RDC CONSIDERS REMOTE WORKING A PASSING PHASE
The outbreak of Covid-19 pandemic has transformed businesses and working environments as most companies were forced to adopt working from home initiatives to reduce office occupancies. This brought some uncertainties in the office property investors.
RDC Properties Group Chairman, Guido Giachetti said although most businesses chose working from home and adopted virtual conferences this has not been a threat to RDC Properties as working in offices will never be obsolete.
“Remote working was adopted by many businesses and it has been good. However, working from office will still be relevant despite circumstances. We had most of our tenants practicing working from home especially in the USA market, but we are certain that people will still need offices.”
RDC owns 22 properties in Botswana with about 174 active tenants in office properties.
In his presentation last week, Giachetti said COVID-19 continues to be the single biggest Macro Economic trend affecting the Group in 2021. “The impact on the economies of Botswana and South Africa continues, with extended lock downs and a slower than expected vaccine roll out. Against this backdrop, we are pleased to present the Group’s results for the half year ended 30 June 2021 which demonstrate the resilience of the portfolio and the strong base from which the Group is further diversifying through the proposed acquisition of Tower Property Fund Limited.”
RDC Properties Chief Operating Officer, Uzoma Anugom said the company has offered concessions to most tenants and rent referrals to those who were struggling with loans to pay but this has not affected the Group’s profit for the period. “All our tenants are very cooperative and we have not recorded any bad debts. Those who were negatively affected by Covid -19 were able to discuss with us and we had payment agreements.”

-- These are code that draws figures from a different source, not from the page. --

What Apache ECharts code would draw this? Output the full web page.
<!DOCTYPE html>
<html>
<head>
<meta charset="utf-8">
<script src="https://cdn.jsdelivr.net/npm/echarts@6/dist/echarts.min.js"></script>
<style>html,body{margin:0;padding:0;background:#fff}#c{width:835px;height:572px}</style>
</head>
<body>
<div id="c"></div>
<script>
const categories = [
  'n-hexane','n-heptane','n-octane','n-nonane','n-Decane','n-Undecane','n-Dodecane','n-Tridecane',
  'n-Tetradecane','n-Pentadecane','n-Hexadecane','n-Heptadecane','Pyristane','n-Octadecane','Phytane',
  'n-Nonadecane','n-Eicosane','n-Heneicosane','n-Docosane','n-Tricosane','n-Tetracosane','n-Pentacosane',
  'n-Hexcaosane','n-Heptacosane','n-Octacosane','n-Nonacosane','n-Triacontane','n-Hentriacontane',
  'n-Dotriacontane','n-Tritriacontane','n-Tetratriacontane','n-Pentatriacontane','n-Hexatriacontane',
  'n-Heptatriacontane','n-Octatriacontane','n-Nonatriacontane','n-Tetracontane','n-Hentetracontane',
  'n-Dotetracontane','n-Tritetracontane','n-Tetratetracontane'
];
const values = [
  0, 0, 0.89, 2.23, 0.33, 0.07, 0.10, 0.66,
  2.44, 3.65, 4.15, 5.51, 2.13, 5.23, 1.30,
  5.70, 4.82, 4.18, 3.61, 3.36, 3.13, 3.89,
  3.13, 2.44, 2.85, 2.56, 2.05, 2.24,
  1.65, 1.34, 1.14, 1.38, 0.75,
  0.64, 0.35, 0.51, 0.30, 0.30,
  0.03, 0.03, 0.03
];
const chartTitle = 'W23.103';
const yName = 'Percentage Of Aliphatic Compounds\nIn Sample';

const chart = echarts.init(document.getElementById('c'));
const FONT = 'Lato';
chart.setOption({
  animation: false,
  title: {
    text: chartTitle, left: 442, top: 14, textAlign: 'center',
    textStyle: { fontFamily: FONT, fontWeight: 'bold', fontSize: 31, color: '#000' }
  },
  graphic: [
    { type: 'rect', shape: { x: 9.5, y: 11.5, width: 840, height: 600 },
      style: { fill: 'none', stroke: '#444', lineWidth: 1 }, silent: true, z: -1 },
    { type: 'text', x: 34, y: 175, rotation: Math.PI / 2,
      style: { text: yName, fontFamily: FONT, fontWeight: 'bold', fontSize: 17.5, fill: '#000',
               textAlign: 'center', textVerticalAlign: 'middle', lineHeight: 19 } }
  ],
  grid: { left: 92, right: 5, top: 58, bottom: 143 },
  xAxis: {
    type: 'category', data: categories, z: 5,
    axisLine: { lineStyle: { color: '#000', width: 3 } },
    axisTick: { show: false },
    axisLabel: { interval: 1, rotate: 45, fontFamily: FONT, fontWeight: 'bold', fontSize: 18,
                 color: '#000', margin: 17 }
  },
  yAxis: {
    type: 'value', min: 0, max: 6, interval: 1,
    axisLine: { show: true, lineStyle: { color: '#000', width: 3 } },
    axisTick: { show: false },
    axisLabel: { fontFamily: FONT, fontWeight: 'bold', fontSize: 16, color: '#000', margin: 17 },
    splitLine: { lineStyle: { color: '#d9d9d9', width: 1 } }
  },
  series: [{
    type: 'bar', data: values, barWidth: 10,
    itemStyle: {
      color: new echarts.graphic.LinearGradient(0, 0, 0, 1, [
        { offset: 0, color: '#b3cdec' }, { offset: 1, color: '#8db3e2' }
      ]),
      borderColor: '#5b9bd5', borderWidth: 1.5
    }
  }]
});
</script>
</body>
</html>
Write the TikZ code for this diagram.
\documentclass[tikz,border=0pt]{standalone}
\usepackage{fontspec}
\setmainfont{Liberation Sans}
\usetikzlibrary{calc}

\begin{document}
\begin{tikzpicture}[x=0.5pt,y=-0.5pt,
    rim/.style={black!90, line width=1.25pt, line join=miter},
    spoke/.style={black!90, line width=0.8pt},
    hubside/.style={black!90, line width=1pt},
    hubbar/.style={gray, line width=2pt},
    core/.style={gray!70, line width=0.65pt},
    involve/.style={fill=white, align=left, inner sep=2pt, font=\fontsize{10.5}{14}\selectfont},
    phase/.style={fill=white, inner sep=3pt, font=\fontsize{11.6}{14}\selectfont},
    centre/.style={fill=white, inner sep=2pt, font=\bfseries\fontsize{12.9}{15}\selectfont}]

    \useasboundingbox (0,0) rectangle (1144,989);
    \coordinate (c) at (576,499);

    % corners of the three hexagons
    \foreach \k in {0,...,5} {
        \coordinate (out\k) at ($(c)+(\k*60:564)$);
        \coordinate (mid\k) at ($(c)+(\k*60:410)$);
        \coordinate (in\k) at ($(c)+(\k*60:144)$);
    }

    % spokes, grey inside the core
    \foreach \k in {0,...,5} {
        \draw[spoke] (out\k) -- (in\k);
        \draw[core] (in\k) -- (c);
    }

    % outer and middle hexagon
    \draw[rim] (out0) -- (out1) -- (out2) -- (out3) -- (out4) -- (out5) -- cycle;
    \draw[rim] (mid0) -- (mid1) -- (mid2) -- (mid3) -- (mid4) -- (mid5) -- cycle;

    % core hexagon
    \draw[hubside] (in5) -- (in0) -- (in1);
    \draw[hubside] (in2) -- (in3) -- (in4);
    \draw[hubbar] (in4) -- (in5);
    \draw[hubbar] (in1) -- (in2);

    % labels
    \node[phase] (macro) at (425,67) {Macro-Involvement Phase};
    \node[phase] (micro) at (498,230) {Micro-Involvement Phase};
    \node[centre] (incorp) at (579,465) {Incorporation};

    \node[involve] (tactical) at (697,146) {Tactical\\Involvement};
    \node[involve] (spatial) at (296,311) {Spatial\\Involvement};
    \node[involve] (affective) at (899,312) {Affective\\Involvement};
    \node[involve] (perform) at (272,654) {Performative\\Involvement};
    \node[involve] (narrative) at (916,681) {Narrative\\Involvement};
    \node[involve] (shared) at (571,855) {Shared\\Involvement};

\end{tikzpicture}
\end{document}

RDC Properties revenue was boosted by the strengthening of Rand and acquisitions resulting in a six percent increase in the investment portfolio to P2.35 billion. Revenue increased by 17 percent to P72.5 million due to the acquisitions in Capitalgro which resulted in 9percent increase in profit from operations of P45 million despite the reduced impact of foreign exchange. Giachetti said in USA operations, the Group completed the second tranche of The Manning in July last year, completing the Group’s investment program for the USA. “The Research Court Asset continues to perform well with low vacancy and strong demand underpinning an 8percent yield, realised monthly. The Manning development continues with US$81.5m of sales committed and only 11 units remaining, and the project remains on target with an expected realisation date of Mid-2022.”